**PROBLEM TO SOLVE:**
The data below must be copied in full and without any change.

**INFORMATION PROVIDED:**
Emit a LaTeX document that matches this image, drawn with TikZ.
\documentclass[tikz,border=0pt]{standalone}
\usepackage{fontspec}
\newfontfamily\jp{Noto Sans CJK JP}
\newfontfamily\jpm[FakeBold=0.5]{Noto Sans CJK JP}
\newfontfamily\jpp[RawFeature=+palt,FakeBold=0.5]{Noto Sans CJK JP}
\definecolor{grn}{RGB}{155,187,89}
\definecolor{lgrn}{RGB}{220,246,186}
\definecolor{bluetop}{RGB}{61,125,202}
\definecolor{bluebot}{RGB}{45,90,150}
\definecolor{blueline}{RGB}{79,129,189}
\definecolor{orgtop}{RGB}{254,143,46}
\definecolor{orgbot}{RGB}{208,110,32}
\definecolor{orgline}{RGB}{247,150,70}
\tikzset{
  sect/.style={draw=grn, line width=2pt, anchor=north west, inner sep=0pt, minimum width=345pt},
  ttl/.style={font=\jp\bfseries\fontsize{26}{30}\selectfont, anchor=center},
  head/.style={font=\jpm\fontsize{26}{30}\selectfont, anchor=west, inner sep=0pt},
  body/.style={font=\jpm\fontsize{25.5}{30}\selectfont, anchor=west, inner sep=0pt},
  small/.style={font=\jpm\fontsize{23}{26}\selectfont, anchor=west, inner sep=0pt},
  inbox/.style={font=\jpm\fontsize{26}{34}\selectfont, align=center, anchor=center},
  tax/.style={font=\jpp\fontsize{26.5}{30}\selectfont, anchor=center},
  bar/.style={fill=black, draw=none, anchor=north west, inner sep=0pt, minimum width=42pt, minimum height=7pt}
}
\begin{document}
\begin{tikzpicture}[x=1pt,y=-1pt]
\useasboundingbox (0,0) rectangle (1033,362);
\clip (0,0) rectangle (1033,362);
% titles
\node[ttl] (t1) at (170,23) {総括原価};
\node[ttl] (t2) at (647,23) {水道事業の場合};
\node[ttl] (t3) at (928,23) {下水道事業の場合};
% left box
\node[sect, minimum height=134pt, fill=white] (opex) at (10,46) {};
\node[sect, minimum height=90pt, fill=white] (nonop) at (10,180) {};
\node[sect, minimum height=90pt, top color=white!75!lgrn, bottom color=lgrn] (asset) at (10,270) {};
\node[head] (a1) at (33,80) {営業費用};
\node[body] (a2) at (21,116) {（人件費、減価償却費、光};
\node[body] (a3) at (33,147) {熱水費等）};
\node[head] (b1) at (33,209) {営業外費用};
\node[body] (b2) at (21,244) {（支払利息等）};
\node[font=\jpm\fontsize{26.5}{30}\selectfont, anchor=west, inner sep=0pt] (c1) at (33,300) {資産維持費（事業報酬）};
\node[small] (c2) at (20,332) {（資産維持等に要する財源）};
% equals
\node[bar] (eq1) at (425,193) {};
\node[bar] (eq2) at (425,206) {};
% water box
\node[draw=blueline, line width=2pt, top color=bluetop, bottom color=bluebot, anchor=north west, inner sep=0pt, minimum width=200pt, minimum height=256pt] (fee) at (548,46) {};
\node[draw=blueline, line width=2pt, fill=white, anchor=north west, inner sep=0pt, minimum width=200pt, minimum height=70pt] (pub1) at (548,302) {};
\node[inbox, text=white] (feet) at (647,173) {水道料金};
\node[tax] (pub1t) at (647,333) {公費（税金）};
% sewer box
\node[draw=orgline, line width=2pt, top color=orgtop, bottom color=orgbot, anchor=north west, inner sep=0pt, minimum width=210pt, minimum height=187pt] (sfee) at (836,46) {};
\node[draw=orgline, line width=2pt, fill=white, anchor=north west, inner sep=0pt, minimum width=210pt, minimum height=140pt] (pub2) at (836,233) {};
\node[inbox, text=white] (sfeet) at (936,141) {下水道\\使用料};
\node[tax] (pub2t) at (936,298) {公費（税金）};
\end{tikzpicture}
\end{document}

**EXERCISE OUTPUT:**
Emit a LaTeX document that matches this image, drawn with TikZ.
\documentclass[tikz,border=0pt]{standalone}
\usepackage{fontspec}
\newfontfamily\jp{Noto Sans CJK JP}
\newfontfamily\jpm[FakeBold=0.5]{Noto Sans CJK JP}
\newfontfamily\jpp[RawFeature=+palt,FakeBold=0.5]{Noto Sans CJK JP}
\definecolor{grn}{RGB}{155,187,89}
\definecolor{lgrn}{RGB}{220,246,186}
\definecolor{bluetop}{RGB}{61,125,202}
\definecolor{bluebot}{RGB}{45,90,150}
\definecolor{blueline}{RGB}{79,129,189}
\definecolor{orgtop}{RGB}{254,143,46}
\definecolor{orgbot}{RGB}{208,110,32}
\definecolor{orgline}{RGB}{247,150,70}
\tikzset{
  sect/.style={draw=grn, line width=2pt, anchor=north west, inner sep=0pt, minimum width=345pt},
  ttl/.style={font=\jp\bfseries\fontsize{26}{30}\selectfont, anchor=center},
  head/.style={font=\jpm\fontsize{26}{30}\selectfont, anchor=west, inner sep=0pt},
  body/.style={font=\jpm\fontsize{25.5}{30}\selectfont, anchor=west, inner sep=0pt},
  small/.style={font=\jpm\fontsize{23}{26}\selectfont, anchor=west, inner sep=0pt},
  inbox/.style={font=\jpm\fontsize{26}{34}\selectfont, align=center, anchor=center},
  tax/.style={font=\jpp\fontsize{26.5}{30}\selectfont, anchor=center},
  bar/.style={fill=black, draw=none, anchor=north west, inner sep=0pt, minimum width=42pt, minimum height=7pt}
}
\begin{document}
\begin{tikzpicture}[x=1pt,y=-1pt]
\useasboundingbox (0,0) rectangle (1033,362);
\clip (0,0) rectangle (1033,362);
% titles
\node[ttl] (t1) at (170,23) {総括原価};
\node[ttl] (t2) at (647,23) {水道事業の場合};
\node[ttl] (t3) at (928,23) {下水道事業の場合};
% left box
\node[sect, minimum height=134pt, fill=white] (opex) at (10,46) {};
\node[sect, minimum height=90pt, fill=white] (nonop) at (10,180) {};
\node[sect, minimum height=90pt, top color=white!75!lgrn, bottom color=lgrn] (asset) at (10,270) {};
\node[head] (a1) at (33,80) {営業費用};
\node[body] (a2) at (21,116) {（人件費、減価償却費、光};
\node[body] (a3) at (33,147) {熱水費等）};
\node[head] (b1) at (33,209) {営業外費用};
\node[body] (b2) at (21,244) {（支払利息等）};
\node[font=\jpm\fontsize{26.5}{30}\selectfont, anchor=west, inner sep=0pt] (c1) at (33,300) {資産維持費（事業報酬）};
\node[small] (c2) at (20,332) {（資産維持等に要する財源）};
% equals
\node[bar] (eq1) at (425,193) {};
\node[bar] (eq2) at (425,206) {};
% water box
\node[draw=blueline, line width=2pt, top color=bluetop, bottom color=bluebot, anchor=north west, inner sep=0pt, minimum width=200pt, minimum height=256pt] (fee) at (548,46) {};
\node[draw=blueline, line width=2pt, fill=white, anchor=north west, inner sep=0pt, minimum width=200pt, minimum height=70pt] (pub1) at (548,302) {};
\node[inbox, text=white] (feet) at (647,173) {水道料金};
\node[tax] (pub1t) at (647,333) {公費（税金）};
% sewer box
\node[draw=orgline, line width=2pt, top color=orgtop, bottom color=orgbot, anchor=north west, inner sep=0pt, minimum width=210pt, minimum height=187pt] (sfee) at (836,46) {};
\node[draw=orgline, line width=2pt, fill=white, anchor=north west, inner sep=0pt, minimum width=210pt, minimum height=140pt] (pub2) at (836,233) {};
\node[inbox, text=white] (sfeet) at (936,141) {下水道\\使用料};
\node[tax] (pub2t) at (936,298) {公費（税金）};
\end{tikzpicture}
\end{document}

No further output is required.